> _What is required_: With the images removed, repeat the data below exactly.

— start Data provided —

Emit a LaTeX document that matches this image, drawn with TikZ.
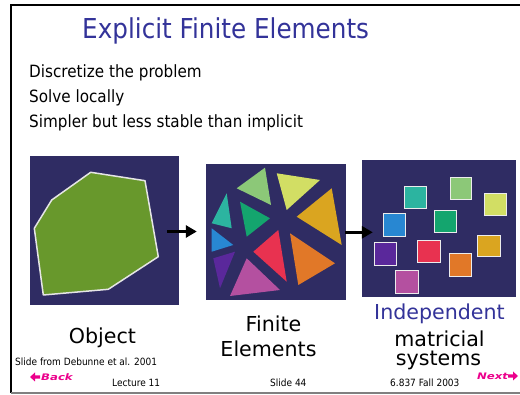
\documentclass[tikz,border=0pt]{standalone}
\usepackage{fontspec}
\setmainfont{DejaVu Sans}
\newfontfamily\slidefont[FakeStretch=0.9]{DejaVu Sans}
\newfontfamily\btnfont[FakeStretch=1.3]{DejaVu Sans}
\usetikzlibrary{arrows.meta}

\definecolor{slideblue}{RGB}{51,51,153}
\definecolor{navy}{RGB}{47,44,99}
\definecolor{leaf}{RGB}{104,152,44}
\definecolor{tealc}{RGB}{44,180,160}
\definecolor{mint}{RGB}{140,200,120}
\definecolor{lime}{RGB}{210,222,100}
\definecolor{gold}{RGB}{218,165,32}
\definecolor{jade}{RGB}{20,165,110}
\definecolor{sky}{RGB}{40,135,210}
\definecolor{rose}{RGB}{232,50,80}
\definecolor{tang}{RGB}{225,120,40}
\definecolor{grape}{RGB}{90,40,155}
\definecolor{orchid}{RGB}{180,80,160}

\tikzset{
  imgbox/.style={fill=navy, draw=none, inner sep=0pt},
  bodytext/.style={font=\slidefont\fontsize{16.9}{20}\selectfont, inner sep=0pt, anchor=base west},
  caption/.style={font=\fontsize{20.6}{24}\selectfont, inner sep=0pt, anchor=base},
  foot/.style={font=\slidefont\fontsize{10}{12}\selectfont, inner sep=0pt, anchor=base west},
  button/.style={font=\btnfont\bfseries\itshape\fontsize{9}{10}\selectfont, text=magenta, inner sep=0pt, anchor=base west},
  flowarrow/.style={line width=3.5pt, -{Triangle[length=11pt,width=12pt]}},
  patch/.style={draw=white!85!gray, line width=0.8pt}
}

\begin{document}
\begin{tikzpicture}[x=1pt,y=-1pt]
\useasboundingbox (0,0) rectangle (520,395);
% slide frame
\draw[line width=2pt] (11,393) -- (11,5) -- (520,5);
\draw[gray, line width=1.5pt] (11,393) -- (520,393);

\node[anchor=base west, inner sep=0pt, text=slideblue, font=\slidefont\fontsize{27.4}{30}\selectfont] (title) at (82,39) {Explicit Finite Elements};
\node[bodytext] (line1) at (29,77.3) {Discretize the problem};
\node[bodytext] (line2) at (29,102.3) {Solve locally};
\node[bodytext] (line3) at (29,127.3) {Simpler but less stable than implicit};

% the three pictures
\node[imgbox, minimum width=149pt, minimum height=149pt] (obj) at (104.5,230.5) {};
\node[imgbox, minimum width=140pt, minimum height=136pt] (fem) at (276,232) {};
\node[imgbox, minimum width=154pt, minimum height=137pt] (sys) at (439,228.5) {};

% object
\filldraw[fill=leaf, draw=white!80!gray, line width=1.5pt, line join=round]
  (90.7,172.3) -- (145,180.7) -- (158.3,256.7) -- (108.3,289.3) -- (43.3,295) -- (34.3,228.3) -- (51.7,200) -- cycle;

% finite elements
\fill[mint] (236.7,188.3) -- (265,167.7) -- (271,205) -- cycle;
\fill[lime] (276.7,173.3) -- (320,180) -- (286.7,210) -- cycle;
\fill[gold] (296.7,216.7) -- (331.7,188.3) -- (341.7,245) -- cycle;
\fill[tealc] (211.7,223.3) -- (226.7,193.3) -- (231.7,228.3) -- cycle;
\fill[jade] (240,201.7) -- (270,218.3) -- (246.7,236.7) -- cycle;
\fill[sky] (211.7,228.3) -- (233.3,245) -- (211.7,251.7) -- cycle;
\fill[rose] (253.3,251.7) -- (278.3,230) -- (286.7,281.7) -- cycle;
\fill[tang] (290,233.3) -- (335,263.3) -- (298.3,285) -- cycle;
\fill[grape] (213.3,258.3) -- (235,251.7) -- (220,288.3) -- cycle;
\fill[orchid] (246.7,258.3) -- (280,290) -- (230,296) -- cycle;

% independent systems
\filldraw[patch, fill=tealc] (404.3,186.7) rectangle (426.7,208.3);
\filldraw[patch, fill=mint] (450,177.7) rectangle (471.7,199);
\filldraw[patch, fill=lime] (484.3,193.3) rectangle (506.7,215);
\filldraw[patch, fill=sky] (383.3,213.3) rectangle (405.7,236);
\filldraw[patch, fill=jade] (434,210) rectangle (456.7,232.3);
\filldraw[patch, fill=grape] (374.3,242.7) rectangle (396.7,265);
\filldraw[patch, fill=rose] (417.7,240.7) rectangle (440,262.7);
\filldraw[patch, fill=gold] (477.7,235) rectangle (500,256.7);
\filldraw[patch, fill=tang] (449,253.3) rectangle (471,276);
\filldraw[patch, fill=orchid] (395.7,270.7) rectangle (418.3,293.3);

\draw[flowarrow] ([shift={(-12,1)}]obj.east) -- ([shift={(-9,-0.5)}]fem.west);
\draw[flowarrow] ([shift={(-1,0.3)}]fem.east) -- ([shift={(11,3.8)}]sys.west);

\node[caption] (objlabel) at (102.5,344) {Object};
\node[caption] (femlabel1) at (273.5,331.7) {Finite};
\node[caption] (femlabel2) at (268.5,356.7) {Elements};
\node[caption, text=slideblue] (syslabel1) at (439.5,320) {Independent};
\node[caption] (syslabel2) at (439.5,347) {matricial};
\node[caption] (syslabel3) at (438.5,366) {systems};

\node[foot] (credit) at (15,365.7) {Slide from Debunne et al. 2001};
\node[foot] (lecture) at (112,386.7) {Lecture 11};
\node[foot] (slideno) at (270,386.7) {Slide 44};
\node[foot] (course) at (390,386.7) {6.837 Fall 2003};

% navigation buttons
\fill[magenta] (30,377) -- (35,372.5) -- (35,375.3) -- (40,375.3) -- (40,378.7) -- (35,378.7) -- (35,381.5) -- cycle;
\node[button] (back) at (41,381) {Back};
\node[button] (next) at (477,380) {Next};
\fill[magenta] (518,376) -- (513,371.5) -- (513,374.3) -- (508,374.3) -- (508,377.7) -- (513,377.7) -- (513,380.5) -- cycle;
\end{tikzpicture}
\end{document}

— end Data provided —

> _Exercise solution_:
Emit a LaTeX document that matches this image, drawn with TikZ.
\documentclass[tikz,border=0pt]{standalone}
\usepackage{fontspec}
\setmainfont{DejaVu Sans}
\newfontfamily\slidefont[FakeStretch=0.9]{DejaVu Sans}
\newfontfamily\btnfont[FakeStretch=1.3]{DejaVu Sans}
\usetikzlibrary{arrows.meta}

\definecolor{slideblue}{RGB}{51,51,153}
\definecolor{navy}{RGB}{47,44,99}
\definecolor{leaf}{RGB}{104,152,44}
\definecolor{tealc}{RGB}{44,180,160}
\definecolor{mint}{RGB}{140,200,120}
\definecolor{lime}{RGB}{210,222,100}
\definecolor{gold}{RGB}{218,165,32}
\definecolor{jade}{RGB}{20,165,110}
\definecolor{sky}{RGB}{40,135,210}
\definecolor{rose}{RGB}{232,50,80}
\definecolor{tang}{RGB}{225,120,40}
\definecolor{grape}{RGB}{90,40,155}
\definecolor{orchid}{RGB}{180,80,160}

\tikzset{
  imgbox/.style={fill=navy, draw=none, inner sep=0pt},
  bodytext/.style={font=\slidefont\fontsize{16.9}{20}\selectfont, inner sep=0pt, anchor=base west},
  caption/.style={font=\fontsize{20.6}{24}\selectfont, inner sep=0pt, anchor=base},
  foot/.style={font=\slidefont\fontsize{10}{12}\selectfont, inner sep=0pt, anchor=base west},
  button/.style={font=\btnfont\bfseries\itshape\fontsize{9}{10}\selectfont, text=magenta, inner sep=0pt, anchor=base west},
  flowarrow/.style={line width=3.5pt, -{Triangle[length=11pt,width=12pt]}},
  patch/.style={draw=white!85!gray, line width=0.8pt}
}

\begin{document}
\begin{tikzpicture}[x=1pt,y=-1pt]
\useasboundingbox (0,0) rectangle (520,395);
% slide frame
\draw[line width=2pt] (11,393) -- (11,5) -- (520,5);
\draw[gray, line width=1.5pt] (11,393) -- (520,393);

\node[anchor=base west, inner sep=0pt, text=slideblue, font=\slidefont\fontsize{27.4}{30}\selectfont] (title) at (82,39) {Explicit Finite Elements};
\node[bodytext] (line1) at (29,77.3) {Discretize the problem};
\node[bodytext] (line2) at (29,102.3) {Solve locally};
\node[bodytext] (line3) at (29,127.3) {Simpler but less stable than implicit};

% the three pictures
\node[imgbox, minimum width=149pt, minimum height=149pt] (obj) at (104.5,230.5) {};
\node[imgbox, minimum width=140pt, minimum height=136pt] (fem) at (276,232) {};
\node[imgbox, minimum width=154pt, minimum height=137pt] (sys) at (439,228.5) {};

% object
\filldraw[fill=leaf, draw=white!80!gray, line width=1.5pt, line join=round]
  (90.7,172.3) -- (145,180.7) -- (158.3,256.7) -- (108.3,289.3) -- (43.3,295) -- (34.3,228.3) -- (51.7,200) -- cycle;

% finite elements
\fill[mint] (236.7,188.3) -- (265,167.7) -- (271,205) -- cycle;
\fill[lime] (276.7,173.3) -- (320,180) -- (286.7,210) -- cycle;
\fill[gold] (296.7,216.7) -- (331.7,188.3) -- (341.7,245) -- cycle;
\fill[tealc] (211.7,223.3) -- (226.7,193.3) -- (231.7,228.3) -- cycle;
\fill[jade] (240,201.7) -- (270,218.3) -- (246.7,236.7) -- cycle;
\fill[sky] (211.7,228.3) -- (233.3,245) -- (211.7,251.7) -- cycle;
\fill[rose] (253.3,251.7) -- (278.3,230) -- (286.7,281.7) -- cycle;
\fill[tang] (290,233.3) -- (335,263.3) -- (298.3,285) -- cycle;
\fill[grape] (213.3,258.3) -- (235,251.7) -- (220,288.3) -- cycle;
\fill[orchid] (246.7,258.3) -- (280,290) -- (230,296) -- cycle;

% independent systems
\filldraw[patch, fill=tealc] (404.3,186.7) rectangle (426.7,208.3);
\filldraw[patch, fill=mint] (450,177.7) rectangle (471.7,199);
\filldraw[patch, fill=lime] (484.3,193.3) rectangle (506.7,215);
\filldraw[patch, fill=sky] (383.3,213.3) rectangle (405.7,236);
\filldraw[patch, fill=jade] (434,210) rectangle (456.7,232.3);
\filldraw[patch, fill=grape] (374.3,242.7) rectangle (396.7,265);
\filldraw[patch, fill=rose] (417.7,240.7) rectangle (440,262.7);
\filldraw[patch, fill=gold] (477.7,235) rectangle (500,256.7);
\filldraw[patch, fill=tang] (449,253.3) rectangle (471,276);
\filldraw[patch, fill=orchid] (395.7,270.7) rectangle (418.3,293.3);

\draw[flowarrow] ([shift={(-12,1)}]obj.east) -- ([shift={(-9,-0.5)}]fem.west);
\draw[flowarrow] ([shift={(-1,0.3)}]fem.east) -- ([shift={(11,3.8)}]sys.west);

\node[caption] (objlabel) at (102.5,344) {Object};
\node[caption] (femlabel1) at (273.5,331.7) {Finite};
\node[caption] (femlabel2) at (268.5,356.7) {Elements};
\node[caption, text=slideblue] (syslabel1) at (439.5,320) {Independent};
\node[caption] (syslabel2) at (439.5,347) {matricial};
\node[caption] (syslabel3) at (438.5,366) {systems};

\node[foot] (credit) at (15,365.7) {Slide from Debunne et al. 2001};
\node[foot] (lecture) at (112,386.7) {Lecture 11};
\node[foot] (slideno) at (270,386.7) {Slide 44};
\node[foot] (course) at (390,386.7) {6.837 Fall 2003};

% navigation buttons
\fill[magenta] (30,377) -- (35,372.5) -- (35,375.3) -- (40,375.3) -- (40,378.7) -- (35,378.7) -- (35,381.5) -- cycle;
\node[button] (back) at (41,381) {Back};
\node[button] (next) at (477,380) {Next};
\fill[magenta] (518,376) -- (513,371.5) -- (513,374.3) -- (508,374.3) -- (508,377.7) -- (513,377.7) -- (513,380.5) -- cycle;
\end{tikzpicture}
\end{document}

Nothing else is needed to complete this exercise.